This Saturday it will be exactly three years since Lori Lightfoot crushed the once formidable Cook County Board President Toni Preckwinkle and was elected mayor of Chicago by an almost 3-to-1 margin, taking all 50 wards.
A post-mortem would be premature, as Lightfoot’s still got a year to go. Maybe she’ll manage to pull the ripcord before hitting the canyon floor. I’m rooting for her.
Yet it’s safe to say that, despite the singular role race plays in Lightfoot’s rhetoric, as a 1,001-uses solvent to be sprayed in all directions, trying to squeeze out of whatever jam she finds herself in, few critics compare Chicago’s second Black mayor to the first, the ebullient Harold Washington, who faced fierce opposition with very few Lightfootian cries of “poor me.”
Opinion
The mayor who seems most relevant to Lightfoot, alas, is Jane Byrne. Like Lightfoot, Byrne was female. Like Lightfoot, being mayor of Chicago is the only elective office Byrne ever held. And as to whether Lightfoot will also serve a single term and be shown the door in favor of someone who can actually do the job, time will tell.
Until then, WTTW is debuting an hour documentary Friday, “Jane Byrne,” kicking off the new season of its Chicago Stories series. It’s a solid introduction to Byrne for those who might be unfamiliar. Even those well-schooled in her story — I read her fine autobiography, “My Chicago” and wrote her obituary for the Sun-Times — will find new nuggets they hadn’t known before.

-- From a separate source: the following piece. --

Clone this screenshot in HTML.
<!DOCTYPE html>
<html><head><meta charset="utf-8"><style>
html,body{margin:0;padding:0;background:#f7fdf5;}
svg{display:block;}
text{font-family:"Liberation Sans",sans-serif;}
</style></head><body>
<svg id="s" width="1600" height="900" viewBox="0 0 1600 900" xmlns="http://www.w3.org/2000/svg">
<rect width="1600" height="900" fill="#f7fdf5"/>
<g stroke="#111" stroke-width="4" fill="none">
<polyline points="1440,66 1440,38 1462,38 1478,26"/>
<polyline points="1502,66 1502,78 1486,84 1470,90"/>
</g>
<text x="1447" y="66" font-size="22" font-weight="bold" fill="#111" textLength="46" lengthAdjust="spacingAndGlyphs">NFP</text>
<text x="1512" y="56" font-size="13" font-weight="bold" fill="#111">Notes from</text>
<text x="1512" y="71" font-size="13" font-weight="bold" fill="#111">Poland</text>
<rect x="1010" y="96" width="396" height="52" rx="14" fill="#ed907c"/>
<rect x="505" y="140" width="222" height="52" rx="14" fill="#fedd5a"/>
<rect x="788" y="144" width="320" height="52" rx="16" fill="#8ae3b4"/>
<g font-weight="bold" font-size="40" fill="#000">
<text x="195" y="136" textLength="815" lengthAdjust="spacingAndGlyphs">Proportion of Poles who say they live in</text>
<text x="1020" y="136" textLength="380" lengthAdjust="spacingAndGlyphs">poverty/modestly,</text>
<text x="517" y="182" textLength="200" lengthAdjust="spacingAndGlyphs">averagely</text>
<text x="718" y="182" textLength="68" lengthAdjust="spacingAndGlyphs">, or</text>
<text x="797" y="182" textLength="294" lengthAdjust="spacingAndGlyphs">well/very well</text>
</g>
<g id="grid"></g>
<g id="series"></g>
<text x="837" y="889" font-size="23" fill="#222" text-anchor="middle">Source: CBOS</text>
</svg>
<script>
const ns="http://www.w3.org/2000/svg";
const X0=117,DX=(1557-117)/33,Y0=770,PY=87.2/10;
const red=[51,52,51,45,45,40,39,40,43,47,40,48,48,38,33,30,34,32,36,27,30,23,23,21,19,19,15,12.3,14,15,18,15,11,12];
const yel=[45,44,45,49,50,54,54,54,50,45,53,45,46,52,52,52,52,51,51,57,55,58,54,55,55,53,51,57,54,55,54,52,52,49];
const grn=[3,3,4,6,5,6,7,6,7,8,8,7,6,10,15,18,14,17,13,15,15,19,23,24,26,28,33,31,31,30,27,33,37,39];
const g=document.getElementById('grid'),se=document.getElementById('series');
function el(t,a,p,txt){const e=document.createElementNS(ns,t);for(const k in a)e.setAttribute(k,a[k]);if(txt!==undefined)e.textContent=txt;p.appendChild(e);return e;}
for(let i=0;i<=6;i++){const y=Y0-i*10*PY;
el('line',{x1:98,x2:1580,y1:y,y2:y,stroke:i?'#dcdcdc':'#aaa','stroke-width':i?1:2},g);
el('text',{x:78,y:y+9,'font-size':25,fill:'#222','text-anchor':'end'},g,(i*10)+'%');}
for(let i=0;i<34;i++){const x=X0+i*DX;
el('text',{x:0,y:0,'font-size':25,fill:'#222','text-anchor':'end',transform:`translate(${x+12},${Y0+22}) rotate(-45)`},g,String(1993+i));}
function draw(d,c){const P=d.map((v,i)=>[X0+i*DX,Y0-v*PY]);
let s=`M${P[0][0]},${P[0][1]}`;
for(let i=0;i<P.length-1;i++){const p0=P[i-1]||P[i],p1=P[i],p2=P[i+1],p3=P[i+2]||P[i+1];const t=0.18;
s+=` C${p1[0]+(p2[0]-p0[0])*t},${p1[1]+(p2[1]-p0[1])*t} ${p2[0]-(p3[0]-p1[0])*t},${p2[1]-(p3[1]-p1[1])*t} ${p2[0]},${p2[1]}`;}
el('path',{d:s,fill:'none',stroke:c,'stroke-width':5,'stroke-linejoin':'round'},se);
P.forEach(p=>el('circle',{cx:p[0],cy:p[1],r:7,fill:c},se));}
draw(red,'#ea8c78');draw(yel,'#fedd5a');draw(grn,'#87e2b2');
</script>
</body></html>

In 1960, Byrne was a young military widow. Her husband, a Marine pilot, had crashed approaching what was then the Glenview Naval Air Station. Plunging into campaign work for fellow Catholic John F. Kennedy, Byrne came to the attention of Mayor Richard J. Daley, who found her a role in his administration.
Her presence was supposed to be a sign of mid-1960s progressivism. The trouble with Janie Byrnes — as Daley called her — was that she didn’t resign herself to being window dressing, proudly displayed in her sinecure as the commissioner of sales, weights and measures.

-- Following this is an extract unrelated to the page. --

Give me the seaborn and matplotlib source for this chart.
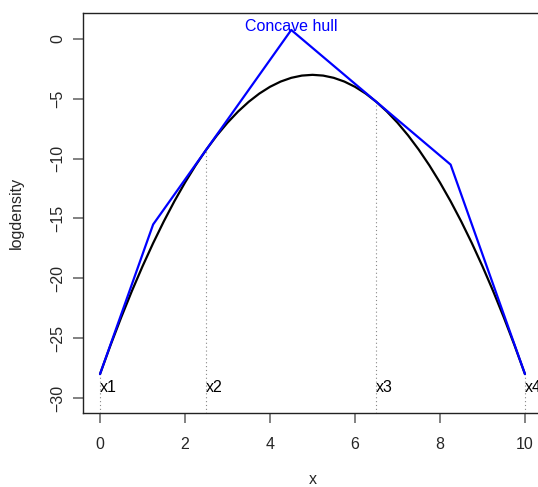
import matplotlib
matplotlib.use("Agg")
import matplotlib.pyplot as plt
import seaborn as sns
import pandas as pd

# Smooth log-density curve
curve_x = [0, 0.25, 0.5, 0.75, 1, 1.25, 1.5, 1.75, 2, 2.25, 2.5, 2.75, 3, 3.25, 3.5, 3.75,
           4, 4.25, 4.5, 4.75, 5, 5.25, 5.5, 5.75, 6, 6.25, 6.5, 6.75, 7, 7.25, 7.5, 7.75,
           8, 8.25, 8.5, 8.75, 9, 9.25, 9.5, 9.75, 10]
curve_y = [-28, -25.5625, -23.25, -21.0625, -19, -17.0625, -15.25, -13.5625, -12, -10.5625,
           -9.25, -8.0625, -7, -6.0625, -5.25, -4.5625, -4, -3.5625, -3.25, -3.0625, -3,
           -3.0625, -3.25, -3.5625, -4, -4.5625, -5.25, -6.0625, -7, -8.0625, -9.25, -10.5625,
           -12, -13.5625, -15.25, -17.0625, -19, -21.0625, -23.25, -25.5625, -28]

# Concave hull vertices
hull_x = [0, 1.25, 2.5, 4.5, 6.5, 8.25, 10]
hull_y = [-28, -15.5, -9.25, 0.75, -5.25, -10.5, -28]

# Abscissae
knot_x = [0, 2.5, 6.5, 10]
knot_y = [-28, -9.25, -5.25, -28]
knot_labels = ["x1", "x2", "x3", "x4"]

x_ticks = [0, 2, 4, 6, 8, 10]
y_ticks = [0, -5, -10, -15, -20, -25, -30]

sns.set_theme(style="white")
plt.rcParams['font.family'] = ['Liberation Sans', 'DejaVu Sans']

fig = plt.figure(figsize=(5.38, 4.87), dpi=100)
ax = fig.add_axes([0.1543, 0.152, 0.8531, 0.8214])

ymin, ymax = -31.25, 2.17
curve_df = pd.DataFrame({"x": curve_x, "y": curve_y})
hull_df = pd.DataFrame({"x": hull_x, "y": hull_y})

# dotted verticals
for kx, ky in zip(knot_x, knot_y):
    ax.plot([kx, kx], [ymin - 1, ky], color="#888888", lw=0.8, ls=(0, (1, 2.5)), zorder=1)

sns.lineplot(data=curve_df, x="x", y="y", sort=False, estimator=None, color="black",
             lw=1.6, ax=ax, zorder=3)
sns.lineplot(data=hull_df, x="x", y="y", sort=False, estimator=None, color="#0000ff",
             lw=1.6, ax=ax, zorder=4)

for kx, lab in zip(knot_x, knot_labels):
    ax.text(kx, -29.1, lab, ha="left", va="center", fontsize=11.5, color="black",
            clip_on=False)

ax.text(4.5, 1.0, "Concave hull", ha="center", va="center", fontsize=11.5, color="#0000ff",
        zorder=2)

ax.set_xlim(-0.4, 10.4)
ax.set_ylim(ymin, ymax)
ax.set_xticks(x_ticks)
ax.set_yticks(y_ticks)
ax.set_xticklabels([str(t) for t in x_ticks], fontsize=11.5)
ax.set_yticklabels([("\u2212" + str(-t)) if t < 0 else str(t) for t in y_ticks],
                   fontsize=11.5, rotation=90, va="center")
ax.tick_params(axis="both", direction="out", length=7, width=1.3, color="#777777",
               pad=10, bottom=True, left=True)
ax.tick_params(axis="y", pad=6)
ax.set_xlabel("x", fontsize=11.5, labelpad=15)
ax.set_ylabel("logdensity", fontsize=11.5, labelpad=19)
for s in ax.spines.values():
    s.set_color("#222222")
    s.set_linewidth(1.0)
ax.grid(False)

fig.savefig("out.png", dpi=100)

Instead, Byrne took her job seriously.
“She wasn’t content to be a token, and she didn’t plan to be a failure,” said news icon Carol Marin, who along with political guru David Axelrod — both reporters during the Byrne era — provide clear-eyed, lively commentary.
Daley died in December 1976. Ald. Wilson Frost, as President Pro Tem of the City Council, was next in line to be mayor. But Frost was Black, and was pushed aside in favor of a bland, malleable, pale placeholder.
“Michael Bilandic was the most unlikely politician ever,” says Axelrod. “He really was like the bookkeeper in a Dickens novel.”
Byrne went after Bilandic for greasing a 12% cab fare increase. He fired her, setting in motion her campaign to replace him. The irony is, while Byrne definitely suffered withering sexism, she also benefited from the quality that supposedly held her back.
“People paid attention to her,” said her daughter, Kathy. “I think if she had been John Byrne, commissioner of weights and measures, it wouldn’t have been that big a story.”
What resonated for me was how the problems Byrne faced are the same problems facing Chicago today: education, race, labor, poverty. During the campaign, her adviser Don Rose declared: “The city still does not work for any kid in public school. It doesn’t work for black people, by and large, it doesn’t work for Latino people, it doesn’t work for poor people.”
Has that changed? The city is certainly in the same financial hole, grasping at the same will-o-wisps.
“She said, ‘don’t worry we’ll solve it,” Byrne’s budget director recalled. “‘We’ll have a casino.’”
Lightfoot shows up in the documentary to sound her tuning fork wisdom.
“Women, people of color, are held to a different standard,” she says.
Which is really a plea not to be held to any standard at all. Byrne was belittled for being a woman, but she failed because she was inept — or, as Harold Washington put it, “She’s abrasive, injudicious, unthinking, intemperate.”
There were three major strikes her first months in office — city transit workers, public school teachers and firefighters. (In everything-old-is-new-again style, technicians at WTTW are on strike right now.)
Given that our nation is poised to rip up Roe and stride boldly back into the pink-and-blue past, this documentary is a sobering reminder just where we’re going. Byrne appears on a clip (with a baby-faced young Oprah) and is grilled by some troglodyte who wonders if she wouldn’t rather be making her husband breakfast than running the city of Chicago.
“There isn’t a woman ever born that can’t get up in the morning, put the heat on the stove, fry some bacon, do some eggs, and then go to work,” Byrne replies, neatly setting out the future for a burgeoning percentage of women. At least for now.
“Jane Byrne” kicks off the new season of “Chicago Stories” on WTTW Channel 11 at 8 p.m. Friday, April 1, and streaming on wttw.com.